─── Supplied material ───

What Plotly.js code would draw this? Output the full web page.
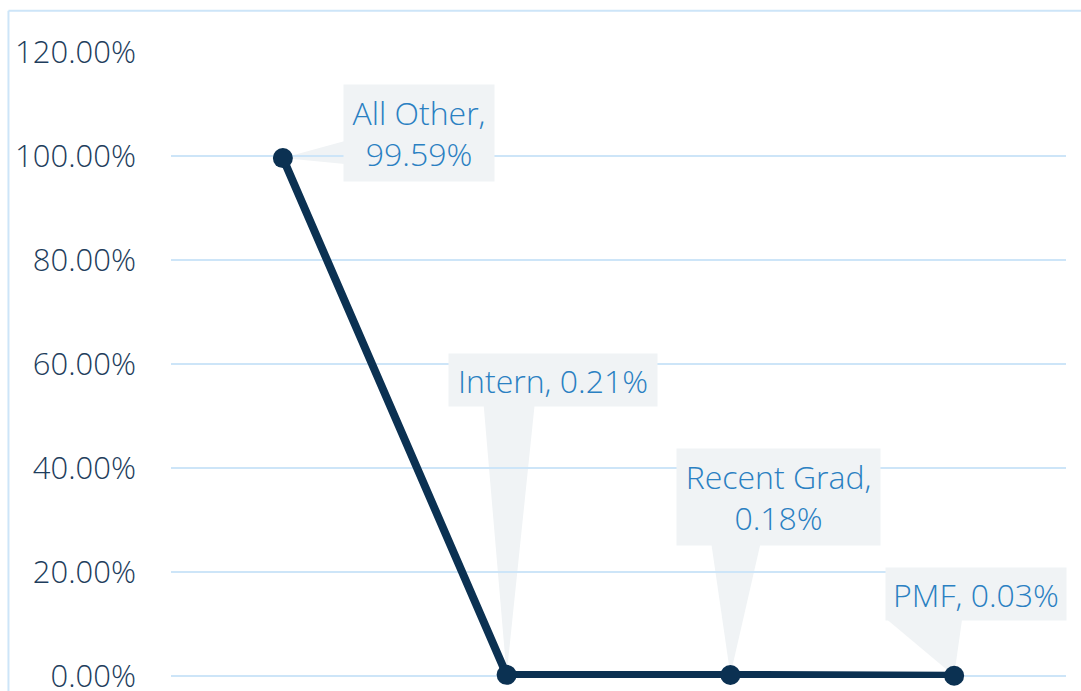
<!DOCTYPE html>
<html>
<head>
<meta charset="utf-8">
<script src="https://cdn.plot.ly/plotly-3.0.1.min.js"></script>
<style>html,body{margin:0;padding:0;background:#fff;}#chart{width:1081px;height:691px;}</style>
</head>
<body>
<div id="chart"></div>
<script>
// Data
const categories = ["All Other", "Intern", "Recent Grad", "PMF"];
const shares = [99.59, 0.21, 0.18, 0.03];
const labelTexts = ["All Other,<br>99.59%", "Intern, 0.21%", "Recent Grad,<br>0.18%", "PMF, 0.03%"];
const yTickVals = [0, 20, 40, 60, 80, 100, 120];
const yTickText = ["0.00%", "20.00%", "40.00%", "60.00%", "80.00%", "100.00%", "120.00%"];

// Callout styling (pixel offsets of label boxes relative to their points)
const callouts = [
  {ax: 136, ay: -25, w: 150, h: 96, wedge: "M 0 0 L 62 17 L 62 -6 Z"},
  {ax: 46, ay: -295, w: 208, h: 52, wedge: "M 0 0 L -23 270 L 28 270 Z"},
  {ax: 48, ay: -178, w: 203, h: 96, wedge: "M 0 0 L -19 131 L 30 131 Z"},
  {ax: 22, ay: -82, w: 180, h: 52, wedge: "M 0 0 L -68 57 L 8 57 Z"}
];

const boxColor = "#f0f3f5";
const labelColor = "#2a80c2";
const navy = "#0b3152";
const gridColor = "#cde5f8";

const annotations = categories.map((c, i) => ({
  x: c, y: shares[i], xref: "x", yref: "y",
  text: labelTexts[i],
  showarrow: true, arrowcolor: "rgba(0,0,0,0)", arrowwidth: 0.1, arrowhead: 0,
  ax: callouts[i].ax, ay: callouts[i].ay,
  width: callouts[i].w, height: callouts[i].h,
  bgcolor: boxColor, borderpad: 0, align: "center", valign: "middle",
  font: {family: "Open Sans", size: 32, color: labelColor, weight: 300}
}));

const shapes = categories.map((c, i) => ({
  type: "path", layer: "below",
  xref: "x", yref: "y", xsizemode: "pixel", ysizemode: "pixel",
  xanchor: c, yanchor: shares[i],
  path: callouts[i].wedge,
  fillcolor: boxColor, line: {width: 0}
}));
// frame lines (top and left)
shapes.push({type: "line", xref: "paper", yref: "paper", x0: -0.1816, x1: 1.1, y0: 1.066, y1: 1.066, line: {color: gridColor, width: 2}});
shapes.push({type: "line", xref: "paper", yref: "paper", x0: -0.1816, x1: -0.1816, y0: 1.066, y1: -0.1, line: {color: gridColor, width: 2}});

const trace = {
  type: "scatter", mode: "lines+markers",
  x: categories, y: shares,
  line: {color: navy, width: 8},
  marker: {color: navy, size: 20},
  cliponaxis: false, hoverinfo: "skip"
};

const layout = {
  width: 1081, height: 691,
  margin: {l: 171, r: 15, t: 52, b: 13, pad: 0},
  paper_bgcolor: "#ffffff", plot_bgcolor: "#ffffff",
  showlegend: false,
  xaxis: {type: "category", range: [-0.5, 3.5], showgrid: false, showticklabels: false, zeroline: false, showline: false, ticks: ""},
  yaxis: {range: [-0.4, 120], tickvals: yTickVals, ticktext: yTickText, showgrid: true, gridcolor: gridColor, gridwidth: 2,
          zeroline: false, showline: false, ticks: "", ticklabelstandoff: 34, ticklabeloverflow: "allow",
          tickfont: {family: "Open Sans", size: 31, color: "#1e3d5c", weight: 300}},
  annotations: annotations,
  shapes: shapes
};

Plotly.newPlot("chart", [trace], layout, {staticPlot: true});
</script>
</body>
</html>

───

Task to carry out:
The data above needs to be retyped exactly, with the images left out.

Full answer:
What Plotly.js code would draw this? Output the full web page.
<!DOCTYPE html>
<html>
<head>
<meta charset="utf-8">
<script src="https://cdn.plot.ly/plotly-3.0.1.min.js"></script>
<style>html,body{margin:0;padding:0;background:#fff;}#chart{width:1081px;height:691px;}</style>
</head>
<body>
<div id="chart"></div>
<script>
// Data
const categories = ["All Other", "Intern", "Recent Grad", "PMF"];
const shares = [99.59, 0.21, 0.18, 0.03];
const labelTexts = ["All Other,<br>99.59%", "Intern, 0.21%", "Recent Grad,<br>0.18%", "PMF, 0.03%"];
const yTickVals = [0, 20, 40, 60, 80, 100, 120];
const yTickText = ["0.00%", "20.00%", "40.00%", "60.00%", "80.00%", "100.00%", "120.00%"];

// Callout styling (pixel offsets of label boxes relative to their points)
const callouts = [
  {ax: 136, ay: -25, w: 150, h: 96, wedge: "M 0 0 L 62 17 L 62 -6 Z"},
  {ax: 46, ay: -295, w: 208, h: 52, wedge: "M 0 0 L -23 270 L 28 270 Z"},
  {ax: 48, ay: -178, w: 203, h: 96, wedge: "M 0 0 L -19 131 L 30 131 Z"},
  {ax: 22, ay: -82, w: 180, h: 52, wedge: "M 0 0 L -68 57 L 8 57 Z"}
];

const boxColor = "#f0f3f5";
const labelColor = "#2a80c2";
const navy = "#0b3152";
const gridColor = "#cde5f8";

const annotations = categories.map((c, i) => ({
  x: c, y: shares[i], xref: "x", yref: "y",
  text: labelTexts[i],
  showarrow: true, arrowcolor: "rgba(0,0,0,0)", arrowwidth: 0.1, arrowhead: 0,
  ax: callouts[i].ax, ay: callouts[i].ay,
  width: callouts[i].w, height: callouts[i].h,
  bgcolor: boxColor, borderpad: 0, align: "center", valign: "middle",
  font: {family: "Open Sans", size: 32, color: labelColor, weight: 300}
}));

const shapes = categories.map((c, i) => ({
  type: "path", layer: "below",
  xref: "x", yref: "y", xsizemode: "pixel", ysizemode: "pixel",
  xanchor: c, yanchor: shares[i],
  path: callouts[i].wedge,
  fillcolor: boxColor, line: {width: 0}
}));
// frame lines (top and left)
shapes.push({type: "line", xref: "paper", yref: "paper", x0: -0.1816, x1: 1.1, y0: 1.066, y1: 1.066, line: {color: gridColor, width: 2}});
shapes.push({type: "line", xref: "paper", yref: "paper", x0: -0.1816, x1: -0.1816, y0: 1.066, y1: -0.1, line: {color: gridColor, width: 2}});

const trace = {
  type: "scatter", mode: "lines+markers",
  x: categories, y: shares,
  line: {color: navy, width: 8},
  marker: {color: navy, size: 20},
  cliponaxis: false, hoverinfo: "skip"
};

const layout = {
  width: 1081, height: 691,
  margin: {l: 171, r: 15, t: 52, b: 13, pad: 0},
  paper_bgcolor: "#ffffff", plot_bgcolor: "#ffffff",
  showlegend: false,
  xaxis: {type: "category", range: [-0.5, 3.5], showgrid: false, showticklabels: false, zeroline: false, showline: false, ticks: ""},
  yaxis: {range: [-0.4, 120], tickvals: yTickVals, ticktext: yTickText, showgrid: true, gridcolor: gridColor, gridwidth: 2,
          zeroline: false, showline: false, ticks: "", ticklabelstandoff: 34, ticklabeloverflow: "allow",
          tickfont: {family: "Open Sans", size: 31, color: "#1e3d5c", weight: 300}},
  annotations: annotations,
  shapes: shapes
};

Plotly.newPlot("chart", [trace], layout, {staticPlot: true});
</script>
</body>
</html>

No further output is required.